# Exercise requirements:
Your task is to repeat the lines from the line with "Output the LaTeX" to the line with "at ([xshift=34pt]iv1.south west);", both ends included, and nothing else. Pictures stay out of the copy.

____________

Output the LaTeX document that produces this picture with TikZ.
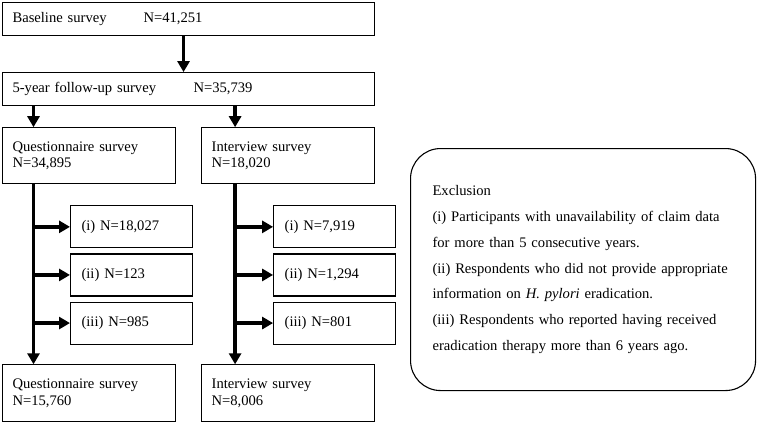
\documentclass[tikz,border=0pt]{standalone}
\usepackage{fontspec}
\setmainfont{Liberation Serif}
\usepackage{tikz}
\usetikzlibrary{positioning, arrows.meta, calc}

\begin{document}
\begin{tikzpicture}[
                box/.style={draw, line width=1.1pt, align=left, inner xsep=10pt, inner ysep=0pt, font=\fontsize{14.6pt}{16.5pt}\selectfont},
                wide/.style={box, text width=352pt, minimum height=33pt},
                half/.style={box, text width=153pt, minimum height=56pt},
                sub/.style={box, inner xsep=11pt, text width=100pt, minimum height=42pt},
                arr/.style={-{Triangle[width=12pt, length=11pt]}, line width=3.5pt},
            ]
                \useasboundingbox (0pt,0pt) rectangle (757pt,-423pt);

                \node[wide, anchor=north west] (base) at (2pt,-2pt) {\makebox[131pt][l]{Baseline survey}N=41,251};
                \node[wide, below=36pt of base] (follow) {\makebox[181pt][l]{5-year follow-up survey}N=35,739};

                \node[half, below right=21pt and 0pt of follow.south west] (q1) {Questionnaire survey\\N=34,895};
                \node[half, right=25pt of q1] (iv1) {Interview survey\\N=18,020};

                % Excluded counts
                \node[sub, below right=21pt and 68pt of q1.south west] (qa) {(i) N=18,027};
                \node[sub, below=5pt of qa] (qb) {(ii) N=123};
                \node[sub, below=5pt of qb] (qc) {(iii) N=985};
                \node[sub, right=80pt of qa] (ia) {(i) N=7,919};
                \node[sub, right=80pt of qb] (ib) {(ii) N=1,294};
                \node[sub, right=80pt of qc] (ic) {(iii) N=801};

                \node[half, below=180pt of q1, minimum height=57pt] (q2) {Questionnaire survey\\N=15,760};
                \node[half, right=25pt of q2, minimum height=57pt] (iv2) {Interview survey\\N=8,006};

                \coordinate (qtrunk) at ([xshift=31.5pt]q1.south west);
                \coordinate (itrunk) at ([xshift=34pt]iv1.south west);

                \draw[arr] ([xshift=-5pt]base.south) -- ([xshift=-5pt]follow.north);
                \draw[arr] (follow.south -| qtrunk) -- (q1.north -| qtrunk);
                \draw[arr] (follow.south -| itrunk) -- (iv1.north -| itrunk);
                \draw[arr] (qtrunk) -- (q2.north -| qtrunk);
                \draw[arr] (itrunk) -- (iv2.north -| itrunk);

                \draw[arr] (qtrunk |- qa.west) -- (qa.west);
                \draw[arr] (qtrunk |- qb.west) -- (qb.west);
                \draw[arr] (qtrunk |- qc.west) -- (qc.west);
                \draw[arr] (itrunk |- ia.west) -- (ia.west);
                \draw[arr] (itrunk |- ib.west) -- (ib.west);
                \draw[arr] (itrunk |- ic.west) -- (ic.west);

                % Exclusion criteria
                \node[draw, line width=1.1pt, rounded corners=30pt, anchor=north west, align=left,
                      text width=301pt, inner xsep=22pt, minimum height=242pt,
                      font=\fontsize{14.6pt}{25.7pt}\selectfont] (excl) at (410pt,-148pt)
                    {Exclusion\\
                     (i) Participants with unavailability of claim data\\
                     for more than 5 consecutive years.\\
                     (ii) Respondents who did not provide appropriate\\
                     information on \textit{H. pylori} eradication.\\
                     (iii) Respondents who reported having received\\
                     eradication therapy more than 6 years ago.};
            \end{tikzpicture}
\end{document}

____________

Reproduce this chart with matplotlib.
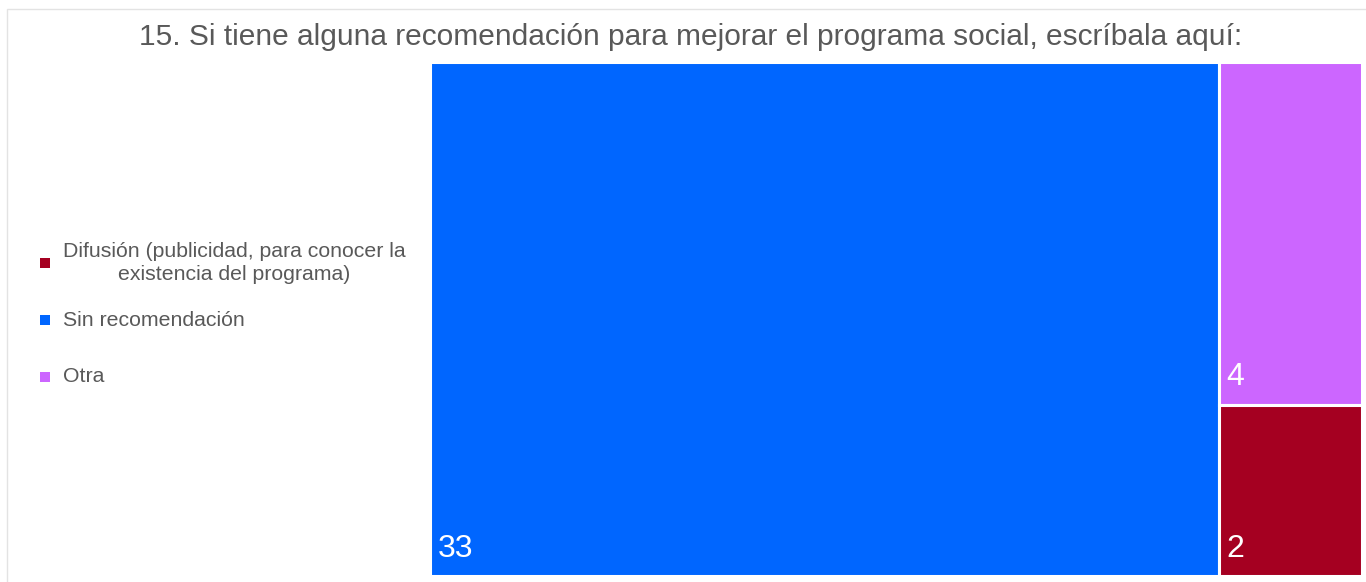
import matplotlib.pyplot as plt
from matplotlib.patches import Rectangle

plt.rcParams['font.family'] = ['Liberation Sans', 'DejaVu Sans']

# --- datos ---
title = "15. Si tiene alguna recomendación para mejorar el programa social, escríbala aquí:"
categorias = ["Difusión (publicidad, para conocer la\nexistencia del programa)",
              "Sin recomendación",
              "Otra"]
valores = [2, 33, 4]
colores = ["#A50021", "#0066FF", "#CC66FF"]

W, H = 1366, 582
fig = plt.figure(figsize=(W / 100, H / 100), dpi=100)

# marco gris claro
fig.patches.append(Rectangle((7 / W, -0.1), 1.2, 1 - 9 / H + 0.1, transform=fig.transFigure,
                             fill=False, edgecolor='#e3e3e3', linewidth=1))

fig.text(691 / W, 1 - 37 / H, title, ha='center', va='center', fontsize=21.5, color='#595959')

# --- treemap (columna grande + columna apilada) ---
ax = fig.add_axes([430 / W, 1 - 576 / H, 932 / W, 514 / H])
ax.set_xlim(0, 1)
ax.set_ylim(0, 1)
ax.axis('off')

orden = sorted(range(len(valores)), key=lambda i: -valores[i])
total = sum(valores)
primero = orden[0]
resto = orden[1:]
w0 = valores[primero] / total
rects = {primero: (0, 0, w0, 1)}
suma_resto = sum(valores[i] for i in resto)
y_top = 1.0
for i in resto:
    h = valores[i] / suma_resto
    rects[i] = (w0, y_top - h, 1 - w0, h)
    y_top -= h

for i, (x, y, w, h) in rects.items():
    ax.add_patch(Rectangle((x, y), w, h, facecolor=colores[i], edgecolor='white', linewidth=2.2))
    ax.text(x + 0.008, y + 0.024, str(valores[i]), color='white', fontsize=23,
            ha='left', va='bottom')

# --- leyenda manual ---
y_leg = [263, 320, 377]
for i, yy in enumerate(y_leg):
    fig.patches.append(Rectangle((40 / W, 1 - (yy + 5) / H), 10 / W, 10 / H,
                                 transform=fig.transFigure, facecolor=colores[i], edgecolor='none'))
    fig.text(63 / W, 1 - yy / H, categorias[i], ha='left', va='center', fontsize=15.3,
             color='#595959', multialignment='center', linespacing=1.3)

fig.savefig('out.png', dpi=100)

____________

# Answer to the exercise:
Output the LaTeX document that produces this picture with TikZ.
\documentclass[tikz,border=0pt]{standalone}
\usepackage{fontspec}
\setmainfont{Liberation Serif}
\usepackage{tikz}
\usetikzlibrary{positioning, arrows.meta, calc}

\begin{document}
\begin{tikzpicture}[
                box/.style={draw, line width=1.1pt, align=left, inner xsep=10pt, inner ysep=0pt, font=\fontsize{14.6pt}{16.5pt}\selectfont},
                wide/.style={box, text width=352pt, minimum height=33pt},
                half/.style={box, text width=153pt, minimum height=56pt},
                sub/.style={box, inner xsep=11pt, text width=100pt, minimum height=42pt},
                arr/.style={-{Triangle[width=12pt, length=11pt]}, line width=3.5pt},
            ]
                \useasboundingbox (0pt,0pt) rectangle (757pt,-423pt);

                \node[wide, anchor=north west] (base) at (2pt,-2pt) {\makebox[131pt][l]{Baseline survey}N=41,251};
                \node[wide, below=36pt of base] (follow) {\makebox[181pt][l]{5-year follow-up survey}N=35,739};

                \node[half, below right=21pt and 0pt of follow.south west] (q1) {Questionnaire survey\\N=34,895};
                \node[half, right=25pt of q1] (iv1) {Interview survey\\N=18,020};

                % Excluded counts
                \node[sub, below right=21pt and 68pt of q1.south west] (qa) {(i) N=18,027};
                \node[sub, below=5pt of qa] (qb) {(ii) N=123};
                \node[sub, below=5pt of qb] (qc) {(iii) N=985};
                \node[sub, right=80pt of qa] (ia) {(i) N=7,919};
                \node[sub, right=80pt of qb] (ib) {(ii) N=1,294};
                \node[sub, right=80pt of qc] (ic) {(iii) N=801};

                \node[half, below=180pt of q1, minimum height=57pt] (q2) {Questionnaire survey\\N=15,760};
                \node[half, right=25pt of q2, minimum height=57pt] (iv2) {Interview survey\\N=8,006};

                \coordinate (qtrunk) at ([xshift=31.5pt]q1.south west);
                \coordinate (itrunk) at ([xshift=34pt]iv1.south west);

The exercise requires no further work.